- INPUT DATA:
++++++++++
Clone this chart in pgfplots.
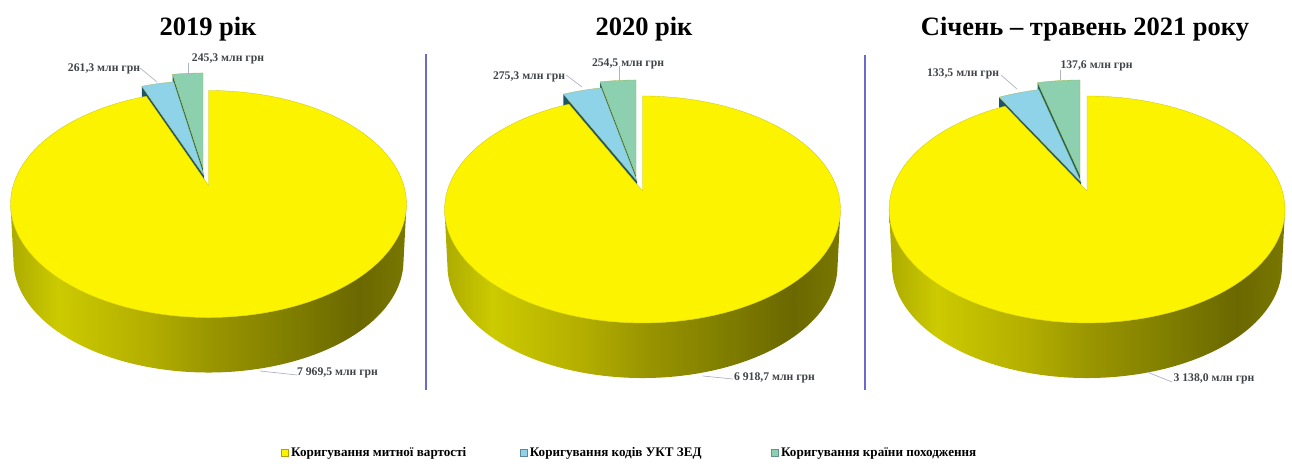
\documentclass[border=0pt]{standalone}
\usepackage{pgfplots}
\pgfplotsset{compat=1.18}
\usepackage{fontspec}
\setmainfont{Liberation Serif}

\definecolor{pieyellow}{RGB}{251,243,0}
\definecolor{pieedge}{RGB}{170,165,0}
\definecolor{pieblue}{RGB}{143,211,232}
\definecolor{piebluedark}{RGB}{28,84,104}
\definecolor{piegreen}{RGB}{140,208,176}
\definecolor{piegreendark}{RGB}{30,100,96}
\definecolor{rulecolor}{RGB}{106,106,204}
\definecolor{labelcolor}{RGB}{64,68,72}
\definecolor{leadercolor}{RGB}{175,180,195}

% Rim of the disc: light on the left, dark on the right
\definecolor{rimA}{RGB}{172,171,0}
\definecolor{rimB}{RGB}{204,202,0}
\definecolor{rimC}{RGB}{179,174,0}
\definecolor{rimD}{RGB}{154,150,0}
\definecolor{rimE}{RGB}{125,123,0}
\definecolor{rimF}{RGB}{106,104,0}
\definecolor{rimG}{RGB}{122,120,0}
\pgfdeclarehorizontalshading{pieside}{100bp}{
  color(0bp)=(rimA); color(25bp)=(rimA); color(31bp)=(rimB); color(42.5bp)=(rimC);
  color(50bp)=(rimD); color(61.5bp)=(rimE); color(69bp)=(rimF); color(75bp)=(rimG);
  color(100bp)=(rimG)}

% One sector of the tilted disc, apex at (#1,#2), from angle #3 to #4 (degrees clockwise from the top)
\newcommand{\sector}[6]{%
  \pgfmathsetmacro\wa{#3}%
  \pgfmathsetmacro\wb{#4}%
  \pgfmathsetmacro\wst{(\wb-\wa)/#5}%
  \pgfmathsetmacro\wlo{\wa-\wst}%
  \pgfmathsetmacro\whi{\wb+\wst}%
  \pgfmathtruncatemacro\wn{#5+3}%
  \addplot[forget plot,fill=#6,draw=pieedge!60!#6,line width=0.3pt,variable=\t,
           domain=\wlo:\whi,samples=\wn]
    ({#1+pmx(ifthenelse(\t<\wa-0.01||\t>\wb+0.01,0,1),\t)},
     {#2+pmy(ifthenelse(\t<\wa-0.01||\t>\wb+0.01,0,1),\t)});
}

% Cut face below the left edge of an exploded sector
\newcommand{\cutface}[4]{%
  \pgfmathsetmacro\fx{#1+pmx(1,#3)}%
  \pgfmathsetmacro\fy{#2+pmy(1,#3)}%
  \pgfmathsetmacro\fyb{\fy+57.6}%
  \pgfmathsetmacro\fab{#2+57.6}%
  \addplot[forget plot,fill=#4,draw=none] coordinates
    {(\fx,\fy) (#1,#2) (#1,\fab) (\fx,\fyb)} --cycle;
}

% One pie: centre x, apex y, yellow, blue and green values, apexes of blue and green sectors
\newcommand{\drawpie}[9]{%
  \pgfmathsetmacro\total{#3+#4+#5}%
  \pgfmathsetmacro\tg{#5/\total*360}%
  \pgfmathsetmacro\tb{(#4+#5)/\total*360}%
  \pgfmathsetmacro\ty{360-\tb}%
  \cutface{#8}{#9}{-\tg}{piegreendark}%
  \sector{#8}{#9}{-\tg}{0}{10}{piegreen}%
  \cutface{#6}{#7}{-\tb}{piebluedark}%
  \sector{#6}{#7}{-\tb}{-\tg}{10}{pieblue}%
  \addplot[forget plot,shade,shading=pieside,draw=none,variable=\t,domain=100:420,samples=161]
    ({#1+ifthenelse(\t<=260.5,pmx(1,\t),0.985*pmx(1,520-\t))},
     {#2+ifthenelse(\t<=260.5,pmy(1,\t),57+0.985*pmy(1,520-\t))});
  \sector{#1}{#2}{0}{\ty}{180}{pieyellow}%
}

\pgfplotsset{swatch/.style={legend image code/.code={%
  \draw[##1,line width=0.5pt] (0pt,-3.5pt) rectangle (7pt,3.5pt);}}}

\tikzset{
  charttitle/.style={font=\fontsize{26.5}{30}\selectfont\bfseries,text=black,inner sep=0pt,anchor=base},
  sumlabel/.style={font=\fontsize{11.7}{13}\selectfont\bfseries,text=labelcolor,inner sep=0pt,anchor=base},
  leader/.style={leadercolor,line width=0.7pt}
}

\begin{document}
\begin{tikzpicture}
\begin{axis}[
  scale only axis,width=1292pt,height=463pt,
  xmin=0,xmax=1292,ymin=0,ymax=463,y dir=reverse,
  hide axis,clip=false,
  declare function={
    pk=0.163; pa=195.3; ph=110.5;
    pmx(\r,\a)=\r*pa*sin(\a)/(1+pk*\r*cos(\a));
    pmy(\r,\a)=-\r*ph*cos(\a)/(1+pk*\r*cos(\a));
  },
  legend columns=3,
  legend style={at={(axis cs:281,453)},anchor=west,draw=none,fill=none,inner sep=0pt,
    font=\fontsize{13.1}{15}\selectfont\bfseries,text=black,
    /tikz/column 2/.style={column sep=51pt},
    /tikz/column 4/.style={column sep=67pt},
    nodes={inner xsep=2.5pt,inner ysep=0pt}},
]
% Sums in millions of hryvnias
\drawpie{208.5}{185.5}{7969.5}{261.3}{245.3}{204}{175.5}{203}{168}
\drawpie{642.5}{191}{6918.7}{275.3}{254.5}{637}{181}{636}{175}
\drawpie{1087}{191}{3138.0}{133.5}{137.6}{1081}{182}{1080}{175}

% Dividers between the charts
\addplot[forget plot,rulecolor,line width=2.4pt] coordinates {(426,54) (426,390)};
\addplot[forget plot,rulecolor,line width=2.4pt] coordinates {(865,55) (865,390)};

% Leader lines
\addplot[forget plot,leader] coordinates {(140,68) (157,82)};
\addplot[forget plot,leader] coordinates {(188,63) (188,75)};
\addplot[forget plot,leader] coordinates {(260,371) (297,375)};
\addplot[forget plot,leader] coordinates {(566,75) (582,87)};
\addplot[forget plot,leader] coordinates {(619,66) (619,80)};
\addplot[forget plot,leader] coordinates {(703,376) (733,379)};
\addplot[forget plot,leader] coordinates {(1001,75) (1017,89)};
\addplot[forget plot,leader] coordinates {(1060,70) (1060,80)};
\addplot[forget plot,leader] coordinates {(1147,372) (1172,382)};

\node[charttitle] at (axis cs:208,35) {2019 рік};
\node[charttitle] at (axis cs:644,35) {2020 рік};
\node[charttitle] at (axis cs:1085,35) {Січень – травень 2021 року};

\node[sumlabel] at (axis cs:104,71.5) {261,3 млн грн};
\node[sumlabel] at (axis cs:228,61.7) {245,3 млн грн};
\node[sumlabel] at (axis cs:337.5,375) {7 969,5 млн грн};
\node[sumlabel] at (axis cs:529,79) {275,3 млн грн};
\node[sumlabel] at (axis cs:628,66) {254,5 млн грн};
\node[sumlabel] at (axis cs:774.5,380) {6 918,7 млн грн};
\node[sumlabel] at (axis cs:963,76) {133,5 млн грн};
\node[sumlabel] at (axis cs:1096.5,68) {137,6 млн грн};
\node[sumlabel] at (axis cs:1214,381.7) {3 138,0 млн грн};

\addlegendimage{swatch,fill=pieyellow,draw=pieedge}
\addlegendentry{Коригування митної вартості}
\addlegendimage{swatch,fill=pieblue,draw=piebluedark!70}
\addlegendentry{Коригування кодів УКТ ЗЕД}
\addlegendimage{swatch,fill=piegreen,draw=piegreendark!70}
\addlegendentry{Коригування країни походження}
\end{axis}
\useasboundingbox (0,0) rectangle (1292pt,463pt);
\end{tikzpicture}
\end{document}
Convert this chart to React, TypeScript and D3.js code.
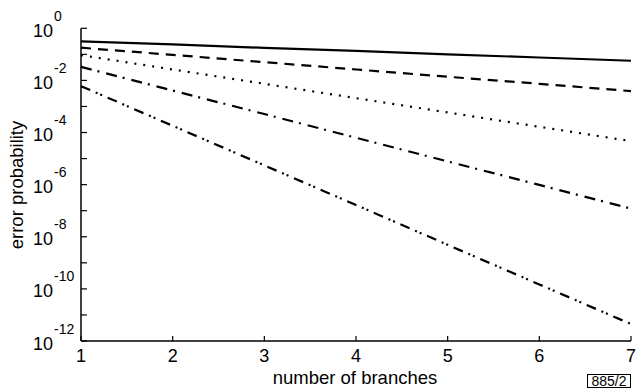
import React, { useRef, useEffect } from 'react';
import * as d3 from 'd3';

// number of branches
const branches = [1, 2, 3, 4, 5, 6, 7];

// error probability per curve
const solid = [0.316, 0.24, 0.178, 0.135, 0.1, 0.0759, 0.0569];
const dashed = [0.18, 0.0955, 0.0501, 0.0263, 0.0138, 0.00741, 0.00389];
const dotted = [0.0933, 0.0263, 0.00741, 0.00209, 5.89e-4, 1.66e-4, 4.68e-5];
const dashDot = [0.0331, 0.00407, 5.13e-4, 6.31e-5, 7.76e-6, 9.77e-7, 1.2e-7];
const dashDotDot = [6.03e-3, 1.82e-4, 5.5e-6, 1.66e-7, 4.9e-9, 1.48e-10, 4.47e-12];

const yTickExps = [0, -1, -2, -3, -4, -5, -6, -7, -8, -9, -10, -11, -12];
const yLabelExps = [0, -2, -4, -6, -8, -10, -12];

const FONT = '"Liberation Sans", Arial, Helvetica, sans-serif';

function App() {
  const svgRef = useRef<SVGSVGElement>(null);

  useEffect(() => {
    const svg = d3.select(svgRef.current);
    svg.selectAll('*').remove();

    const left = 81, right = 631, top = 28.3, bottom = 341;

    const x = d3.scaleLinear().domain([1, 7]).range([left, right]);
    const y = d3.scaleLog().domain([1, 1e-12]).range([top, bottom]);

    // curves
    const series = [
      { values: solid, dash: null },
      { values: dashed, dash: '10,7' },
      { values: dotted, dash: '2,7' },
      { values: dashDot, dash: '11,6,2,7' },
      { values: dashDotDot, dash: '10,6,2,3,2,6' },
    ];

    const line = d3.line<number>()
      .x((_, i) => x(branches[i]))
      .y(d => y(d));

    series.forEach(s => {
      svg.append('path')
        .attr('d', line(s.values))
        .attr('fill', 'none')
        .attr('stroke', '#000')
        .attr('stroke-width', 2.2)
        .attr('stroke-dasharray', s.dash);
    });

    // axes lines
    svg.append('line')
      .attr('x1', left).attr('x2', left)
      .attr('y1', top).attr('y2', bottom)
      .attr('stroke', '#000').attr('stroke-width', 1.5);
    svg.append('line')
      .attr('x1', left).attr('x2', right)
      .attr('y1', bottom).attr('y2', bottom)
      .attr('stroke', '#000').attr('stroke-width', 1.5);

    // y ticks (inward)
    svg.selectAll('.ytick')
      .data(yTickExps)
      .enter()
      .append('line')
      .attr('x1', left).attr('x2', left + 6)
      .attr('y1', d => y(Math.pow(10, d)))
      .attr('y2', d => y(Math.pow(10, d)))
      .attr('stroke', '#000').attr('stroke-width', 1.2);

    // y labels 10^n
    const yl = svg.selectAll('.ylab')
      .data(yLabelExps)
      .enter()
      .append('g');
    yl.append('text')
      .attr('x', 53)
      .attr('y', d => y(Math.pow(10, d)) + 8.5)
      .attr('text-anchor', 'end')
      .attr('font-family', FONT)
      .attr('font-size', 18)
      .text('10');
    yl.append('text')
      .attr('x', 54)
      .attr('y', d => y(Math.pow(10, d)) - 7.5)
      .attr('font-family', FONT)
      .attr('font-size', 14)
      .text(d => `${d}`);

    // x ticks (inward / upward)
    svg.selectAll('.xtick')
      .data(branches)
      .enter()
      .append('line')
      .attr('x1', d => x(d)).attr('x2', d => x(d))
      .attr('y1', bottom).attr('y2', bottom - 5)
      .attr('stroke', '#000').attr('stroke-width', 1.2);

    svg.selectAll('.xlab')
      .data(branches)
      .enter()
      .append('text')
      .attr('x', d => x(d))
      .attr('y', bottom + 20.5)
      .attr('text-anchor', 'middle')
      .attr('font-family', FONT)
      .attr('font-size', 18)
      .text(d => d);

    // axis titles
    svg.append('text')
      .attr('x', 355)
      .attr('y', 384)
      .attr('text-anchor', 'middle')
      .attr('font-family', FONT)
      .attr('font-size', 18.5)
      .text('number of branches');

    svg.append('text')
      .attr('transform', 'translate(23,185) rotate(-90)')
      .attr('text-anchor', 'middle')
      .attr('font-family', FONT)
      .attr('font-size', 18.5)
      .text('error probability');

    // figure id box
    svg.append('rect')
      .attr('x', 587.5).attr('y', 374.5)
      .attr('width', 43).attr('height', 13)
      .attr('fill', 'none').attr('stroke', '#000').attr('stroke-width', 1);
    svg.append('text')
      .attr('x', 609)
      .attr('y', 386)
      .attr('text-anchor', 'middle')
      .attr('font-family', FONT)
      .attr('font-size', 14)
      .text('885/2');
  }, []);

  return (
    <svg
      ref={svgRef}
      width={637}
      height={389}
      style={{ position: 'absolute', left: 0, top: 0, background: '#fff' }}
    />
  );
}

export default App;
++++++++++
- GIVEN INSTRUCTION:
The lines to print start at the line containing "Convert this chart" and end at the line containing "4.9e-9, 1.48e-10, 4.47e-12];"; print them exactly, both ends included, and leave out every picture.

- ANSWER TO THIS PROBLEM:
Convert this chart to React, TypeScript and D3.js code.
import React, { useRef, useEffect } from 'react';
import * as d3 from 'd3';

// number of branches
const branches = [1, 2, 3, 4, 5, 6, 7];

// error probability per curve
const solid = [0.316, 0.24, 0.178, 0.135, 0.1, 0.0759, 0.0569];
const dashed = [0.18, 0.0955, 0.0501, 0.0263, 0.0138, 0.00741, 0.00389];
const dotted = [0.0933, 0.0263, 0.00741, 0.00209, 5.89e-4, 1.66e-4, 4.68e-5];
const dashDot = [0.0331, 0.00407, 5.13e-4, 6.31e-5, 7.76e-6, 9.77e-7, 1.2e-7];
const dashDotDot = [6.03e-3, 1.82e-4, 5.5e-6, 1.66e-7, 4.9e-9, 1.48e-10, 4.47e-12];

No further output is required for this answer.